To that end, I will blog about this in a series over the next week or two. My hope: at the end of that series, I will have determined the most cost-effective way to put off my loans. Because I cannot survive on $229 a month.

Also in this series:

What to do about the next round?

Here’s a conundrum for ya: What are the rules on buying rounds when you’re to poor to chip in?

This weekend in Chicago, my friends and I went to a bar to see a rockin’ ’80s cover band rock out for 3.5 hours. Cover was $10 and beer was not cheap. Once at the bar I made the mistake of ordering an Amstel Light, which at this place cost $6 plus tip, or $7. That was my beer budget for the night, blown in like one second.

My friends did not have the same budgetary constraints, so when we found out pitchers of Miller Lite were going for $10, one friend got beer and plastic cups to share with the group, and when that beer ran out, other friends bought more.

It was an unending sloshfest of beer, and I partook, even though I did not pay. And both at the time and now, I feel more than a little guilty.

I really would like to buy rounds. It’s such a warmhearted, collegial tradition - when everyone pitches in, everyone breaks even, while also buying gifts for his/her friends. I like that.

But really, that night I could not afford it. And really, no matter what I had done, the situation would have been awkward. Allow me to enumerate and elaborate upon my options:

  1. Suck it up and buy a round. This is what I used to do, back when I was getting into debt.

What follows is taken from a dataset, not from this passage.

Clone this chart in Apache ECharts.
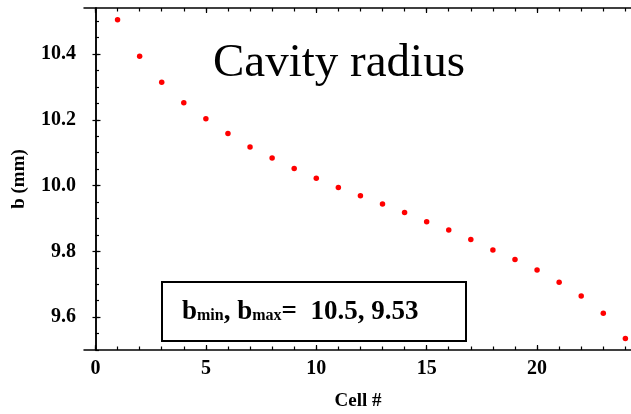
<!DOCTYPE html>
<html>
<head>
<meta charset="utf-8">
<script src="https://cdn.jsdelivr.net/npm/echarts@6/dist/echarts.min.js"></script>
<style>
html,body{margin:0;padding:0;background:#fff;}
#main{width:631px;height:414px;}
</style>
</head>
<body>
<div id="main"></div>
<script>
// Data
const cells = [1,2,3,4,5,6,7,8,9,10,11,12,13,14,15,16,17,18,19,20,21,22,23,24];
const radius = [10.504,10.393,10.314,10.252,10.203,10.158,10.117,10.084,10.052,10.022,9.994,9.969,9.944,9.918,9.890,9.865,9.836,9.804,9.775,9.743,9.706,9.664,9.612,9.535];
const xTicks = [0,5,10,15,20];
const xMinorTicks = [0,1,2,3,4,5,6,7,8,9,10,11,12,13,14,15,16,17,18,19,20,21,22,23,24];
const yTicks = [9.6,9.8,10.0,10.2,10.4];
const yMinorTicks = [9.5,9.55,9.6,9.65,9.7,9.75,9.8,9.85,9.9,9.95,10.0,10.05,10.1,10.15,10.2,10.25,10.3,10.35,10.4,10.45,10.5];
const titleText = 'Cavity radius';
const xName = 'Cell #';
const yName = 'b (mm)';

const FONT = 'Liberation Serif';
const xMin = -0.52, xMax = 24.3, yMin = 9.5, yMax = 10.54;
const lineStyle = {color:'#000', width:1.5};

function xAxis(pos, ticks, len, showLine, labels, name){
  return {
    type:'value', position:pos, min:xMin, max:xMax,
    axisLine:{show:showLine, lineStyle:lineStyle},
    axisTick:{show:true, inside:true, length:len, customValues:ticks, lineStyle:{color:'#000', width:1.2}},
    axisLabel:{show:!!labels, customValues:labels||[], color:'#000', fontFamily:FONT, fontWeight:'bold', fontSize:20, margin:9},
    splitLine:{show:false},
    name:name||'', nameLocation:'middle', nameGap:42,
    nameTextStyle:{color:'#000', fontFamily:FONT, fontWeight:'bold', fontSize:19}
  };
}
function yAxis(pos, ticks, len, showLine, labels, name){
  return {
    type:'value', position:pos, min:yMin, max:yMax,
    axisLine:{show:showLine, lineStyle:lineStyle},
    axisTick:{show:true, inside:true, length:len, customValues:ticks, lineStyle:{color:'#000', width:1.2}},
    axisLabel:{show:!!labels, customValues:labels||[], color:'#000', fontFamily:FONT, fontWeight:'bold', fontSize:20, margin:8,
      formatter:function(v){return v.toFixed(1);}},
    splitLine:{show:false},
    name:name||'', nameLocation:'middle', nameGap:55,
    nameTextStyle:{color:'#000', fontFamily:FONT, fontWeight:'bold', fontSize:19}
  };
}

const chart = echarts.init(document.getElementById('main'), null, {renderer:'canvas'});
chart.setOption({
  animation:false,
  backgroundColor:'#fff',
  grid:{left:84, right:-1, top:8, bottom:64, containLabel:false, outerBoundsMode:'none'},
  xAxis:[
    xAxis('bottom', xTicks, 5, true, xTicks, xName),
    xAxis('bottom', xMinorTicks, 3.5, false),
    xAxis('top', xTicks, 5, true),
    xAxis('top', xMinorTicks, 3.5, false)
  ],
  yAxis:[
    yAxis('left', yTicks, 5, true, yTicks, yName),
    yAxis('left', yMinorTicks, 3.5, false),
    yAxis('right', yTicks, 3, true)
  ],
  series:[{
    type:'scatter', xAxisIndex:0, yAxisIndex:0,
    data: cells.map((c,i)=>[c, radius[i]]),
    symbol:'circle', symbolSize:5.5,
    itemStyle:{color:'#ff0000', opacity:1}
  }],
  graphic:[
    {type:'text', left:213, top:40, style:{text:titleText, font:'47px "Liberation Serif"', fill:'#000'}},
    {type:'rect', shape:{x:162, y:282, width:304, height:59}, style:{fill:'#fff', stroke:'#000', lineWidth:2}},
    {type:'text', x:182, y:312, style:{
      text:'{b|b}{s|min}{b|, b}{s|max}{b|=  10.5, 9.53}',
      verticalAlign:'middle',
      rich:{
        b:{font:'bold 27px "Liberation Serif"', fill:'#000', verticalAlign:'bottom'},
        s:{font:'bold 16px "Liberation Serif"', fill:'#000', verticalAlign:'bottom', padding:[0,0,2,0]}
      }
    }}
  ]
});
</script>
</body>
</html>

But seeing as I already scarcely could afford the weekend in Chicago, and seeing as I became a personal finance blogger/responsible spender just last week, I had to stop somewhere. Plus, in general, as a general rule, “Suck it up and buy a round” does not meet the strict accountability standards I would like to submit myself to. Option 1, then, is out.
  2. Do not buy, and do not drink. This seems the fairest, most rational option, but it also may be the most awkward, socially speaking. Why? Because it requires you to acknowledge your pathetic financial situation - at a bar, no less - which acknowledgment either makes those around you feel guilty so they force their beer on you anyway, or it makes you be the one standing/sitting there awkwardly not drinking, which would be awkward for you (or, at least, for me). Still, this seems more reasonable than Option 1, because at least you’re not fooling yourself, so Option 2, I’ll consider you.
  3. Drink, but do not buy. Like No. 1, No. 3 ignores an important reality. Namely: My friends don’t want to finance my drinking habit if I do not in turn finance theirs. Option 3 is basically unfair to my friends. It’s kind of extortion. It’s the kind of choice that, if it were to become a habit, would alienate people. And although having no friends would save me money on drinking (unless I started drinking by myself - which is a whole other can of worms - a can I’d rather leave canned), I would rather keep my friends around. Let’s find a better option than Option 3.
  4. Don’t go to the bars at all. Heh, yeah right.

What then shall I do? What do you do? I could use some advice.

(Actually, while writing this post I think I came up with a partial solution.

Option 5: Buy separately, and drink slowly. This would be good for my health and my bank account. I should not be getting drunk unless I can afford to (well, really, health-wise, I should not be getting drunk at all, my mom and doctors would say), and I definitely should not be getting drunk on my friends’ tab. So if I buy a beer and nurse it through the night, that would avoid much awkwardness, I think.)

Still, I’d love some feedback here, especially because there are deeper issues at play. How do frugal people go out in groups and avoid buying rounds? Or, more broadly: How can frugality and group outings (and unstated peer pressure and unwritten social laws) coexist?